◆ GIVEN ENTRIES
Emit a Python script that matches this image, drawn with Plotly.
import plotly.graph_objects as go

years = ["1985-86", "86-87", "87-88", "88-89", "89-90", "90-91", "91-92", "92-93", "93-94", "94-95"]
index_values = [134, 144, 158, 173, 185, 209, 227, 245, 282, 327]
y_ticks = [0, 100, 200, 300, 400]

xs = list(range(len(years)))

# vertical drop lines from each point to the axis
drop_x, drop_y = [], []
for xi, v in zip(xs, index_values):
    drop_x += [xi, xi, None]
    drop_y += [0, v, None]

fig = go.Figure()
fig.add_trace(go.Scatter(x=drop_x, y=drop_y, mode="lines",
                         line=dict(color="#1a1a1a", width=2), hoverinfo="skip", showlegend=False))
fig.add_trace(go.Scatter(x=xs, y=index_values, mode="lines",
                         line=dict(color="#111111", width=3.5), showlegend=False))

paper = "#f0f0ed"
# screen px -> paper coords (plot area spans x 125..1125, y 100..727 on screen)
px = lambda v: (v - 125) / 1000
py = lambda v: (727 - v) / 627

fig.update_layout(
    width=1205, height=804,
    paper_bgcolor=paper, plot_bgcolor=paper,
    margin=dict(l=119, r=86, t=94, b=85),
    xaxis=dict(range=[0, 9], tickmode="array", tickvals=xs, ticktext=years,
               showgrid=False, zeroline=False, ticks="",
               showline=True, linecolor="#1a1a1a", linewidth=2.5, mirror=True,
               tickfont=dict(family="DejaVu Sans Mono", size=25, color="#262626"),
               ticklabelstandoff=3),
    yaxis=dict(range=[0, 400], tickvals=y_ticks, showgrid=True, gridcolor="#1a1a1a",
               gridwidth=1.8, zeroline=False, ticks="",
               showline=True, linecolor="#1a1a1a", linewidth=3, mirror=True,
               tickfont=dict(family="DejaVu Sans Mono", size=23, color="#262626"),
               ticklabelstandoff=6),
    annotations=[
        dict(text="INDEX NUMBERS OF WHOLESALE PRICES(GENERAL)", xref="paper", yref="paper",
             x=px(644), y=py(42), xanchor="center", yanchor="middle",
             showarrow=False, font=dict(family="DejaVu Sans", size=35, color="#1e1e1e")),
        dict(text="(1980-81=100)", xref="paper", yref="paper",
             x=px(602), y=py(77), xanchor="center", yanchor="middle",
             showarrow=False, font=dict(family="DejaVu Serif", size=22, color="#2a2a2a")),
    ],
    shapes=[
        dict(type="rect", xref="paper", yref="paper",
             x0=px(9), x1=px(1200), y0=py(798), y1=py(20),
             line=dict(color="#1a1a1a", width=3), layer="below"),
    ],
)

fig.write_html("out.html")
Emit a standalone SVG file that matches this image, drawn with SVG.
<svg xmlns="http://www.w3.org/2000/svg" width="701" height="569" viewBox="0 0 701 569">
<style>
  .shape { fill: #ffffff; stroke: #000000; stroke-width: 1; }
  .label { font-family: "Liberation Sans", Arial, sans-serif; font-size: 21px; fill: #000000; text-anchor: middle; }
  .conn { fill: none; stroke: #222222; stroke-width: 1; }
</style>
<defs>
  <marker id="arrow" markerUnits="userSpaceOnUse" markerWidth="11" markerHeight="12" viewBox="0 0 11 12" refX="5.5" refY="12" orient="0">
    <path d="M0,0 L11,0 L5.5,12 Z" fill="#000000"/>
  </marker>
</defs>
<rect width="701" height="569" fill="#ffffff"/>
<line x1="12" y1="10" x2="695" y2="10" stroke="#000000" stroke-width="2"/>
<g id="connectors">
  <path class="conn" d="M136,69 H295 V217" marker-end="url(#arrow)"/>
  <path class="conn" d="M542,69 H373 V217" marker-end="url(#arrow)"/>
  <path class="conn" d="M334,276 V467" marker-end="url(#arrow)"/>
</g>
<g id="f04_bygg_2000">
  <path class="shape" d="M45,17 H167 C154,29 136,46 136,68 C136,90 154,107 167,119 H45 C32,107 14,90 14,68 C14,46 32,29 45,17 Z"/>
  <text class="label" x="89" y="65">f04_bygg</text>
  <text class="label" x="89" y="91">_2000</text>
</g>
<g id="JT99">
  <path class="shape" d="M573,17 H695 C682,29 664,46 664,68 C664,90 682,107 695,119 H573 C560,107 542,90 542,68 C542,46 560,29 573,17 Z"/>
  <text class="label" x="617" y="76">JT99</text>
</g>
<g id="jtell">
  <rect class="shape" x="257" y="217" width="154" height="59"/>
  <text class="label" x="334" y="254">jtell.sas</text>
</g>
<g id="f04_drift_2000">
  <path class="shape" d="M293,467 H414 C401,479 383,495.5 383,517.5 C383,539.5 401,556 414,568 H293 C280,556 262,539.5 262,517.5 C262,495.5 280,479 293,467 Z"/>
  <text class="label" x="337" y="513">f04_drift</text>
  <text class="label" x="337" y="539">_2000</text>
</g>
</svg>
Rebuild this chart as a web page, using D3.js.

◆ REQUEST
Reproduce all of the entries word for word.

◆ THE RESPONSE
Emit a Python script that matches this image, drawn with Plotly.
import plotly.graph_objects as go

years = ["1985-86", "86-87", "87-88", "88-89", "89-90", "90-91", "91-92", "92-93", "93-94", "94-95"]
index_values = [134, 144, 158, 173, 185, 209, 227, 245, 282, 327]
y_ticks = [0, 100, 200, 300, 400]

xs = list(range(len(years)))

# vertical drop lines from each point to the axis
drop_x, drop_y = [], []
for xi, v in zip(xs, index_values):
    drop_x += [xi, xi, None]
    drop_y += [0, v, None]

fig = go.Figure()
fig.add_trace(go.Scatter(x=drop_x, y=drop_y, mode="lines",
                         line=dict(color="#1a1a1a", width=2), hoverinfo="skip", showlegend=False))
fig.add_trace(go.Scatter(x=xs, y=index_values, mode="lines",
                         line=dict(color="#111111", width=3.5), showlegend=False))

paper = "#f0f0ed"
# screen px -> paper coords (plot area spans x 125..1125, y 100..727 on screen)
px = lambda v: (v - 125) / 1000
py = lambda v: (727 - v) / 627

fig.update_layout(
    width=1205, height=804,
    paper_bgcolor=paper, plot_bgcolor=paper,
    margin=dict(l=119, r=86, t=94, b=85),
    xaxis=dict(range=[0, 9], tickmode="array", tickvals=xs, ticktext=years,
               showgrid=False, zeroline=False, ticks="",
               showline=True, linecolor="#1a1a1a", linewidth=2.5, mirror=True,
               tickfont=dict(family="DejaVu Sans Mono", size=25, color="#262626"),
               ticklabelstandoff=3),
    yaxis=dict(range=[0, 400], tickvals=y_ticks, showgrid=True, gridcolor="#1a1a1a",
               gridwidth=1.8, zeroline=False, ticks="",
               showline=True, linecolor="#1a1a1a", linewidth=3, mirror=True,
               tickfont=dict(family="DejaVu Sans Mono", size=23, color="#262626"),
               ticklabelstandoff=6),
    annotations=[
        dict(text="INDEX NUMBERS OF WHOLESALE PRICES(GENERAL)", xref="paper", yref="paper",
             x=px(644), y=py(42), xanchor="center", yanchor="middle",
             showarrow=False, font=dict(family="DejaVu Sans", size=35, color="#1e1e1e")),
        dict(text="(1980-81=100)", xref="paper", yref="paper",
             x=px(602), y=py(77), xanchor="center", yanchor="middle",
             showarrow=False, font=dict(family="DejaVu Serif", size=22, color="#2a2a2a")),
    ],
    shapes=[
        dict(type="rect", xref="paper", yref="paper",
             x0=px(9), x1=px(1200), y0=py(798), y1=py(20),
             line=dict(color="#1a1a1a", width=3), layer="below"),
    ],
)

fig.write_html("out.html")
Emit a standalone SVG file that matches this image, drawn with SVG.
<svg xmlns="http://www.w3.org/2000/svg" width="701" height="569" viewBox="0 0 701 569">
<style>
  .shape { fill: #ffffff; stroke: #000000; stroke-width: 1; }
  .label { font-family: "Liberation Sans", Arial, sans-serif; font-size: 21px; fill: #000000; text-anchor: middle; }
  .conn { fill: none; stroke: #222222; stroke-width: 1; }
</style>
<defs>
  <marker id="arrow" markerUnits="userSpaceOnUse" markerWidth="11" markerHeight="12" viewBox="0 0 11 12" refX="5.5" refY="12" orient="0">
    <path d="M0,0 L11,0 L5.5,12 Z" fill="#000000"/>
  </marker>
</defs>
<rect width="701" height="569" fill="#ffffff"/>
<line x1="12" y1="10" x2="695" y2="10" stroke="#000000" stroke-width="2"/>
<g id="connectors">
  <path class="conn" d="M136,69 H295 V217" marker-end="url(#arrow)"/>
  <path class="conn" d="M542,69 H373 V217" marker-end="url(#arrow)"/>
  <path class="conn" d="M334,276 V467" marker-end="url(#arrow)"/>
</g>
<g id="f04_bygg_2000">
  <path class="shape" d="M45,17 H167 C154,29 136,46 136,68 C136,90 154,107 167,119 H45 C32,107 14,90 14,68 C14,46 32,29 45,17 Z"/>
  <text class="label" x="89" y="65">f04_bygg</text>
  <text class="label" x="89" y="91">_2000</text>
</g>
<g id="JT99">
  <path class="shape" d="M573,17 H695 C682,29 664,46 664,68 C664,90 682,107 695,119 H573 C560,107 542,90 542,68 C542,46 560,29 573,17 Z"/>
  <text class="label" x="617" y="76">JT99</text>
</g>
<g id="jtell">
  <rect class="shape" x="257" y="217" width="154" height="59"/>
  <text class="label" x="334" y="254">jtell.sas</text>
</g>
<g id="f04_drift_2000">
  <path class="shape" d="M293,467 H414 C401,479 383,495.5 383,517.5 C383,539.5 401,556 414,568 H293 C280,556 262,539.5 262,517.5 C262,495.5 280,479 293,467 Z"/>
  <text class="label" x="337" y="513">f04_drift</text>
  <text class="label" x="337" y="539">_2000</text>
</g>
</svg>
Rebuild this chart as a web page, using D3.js.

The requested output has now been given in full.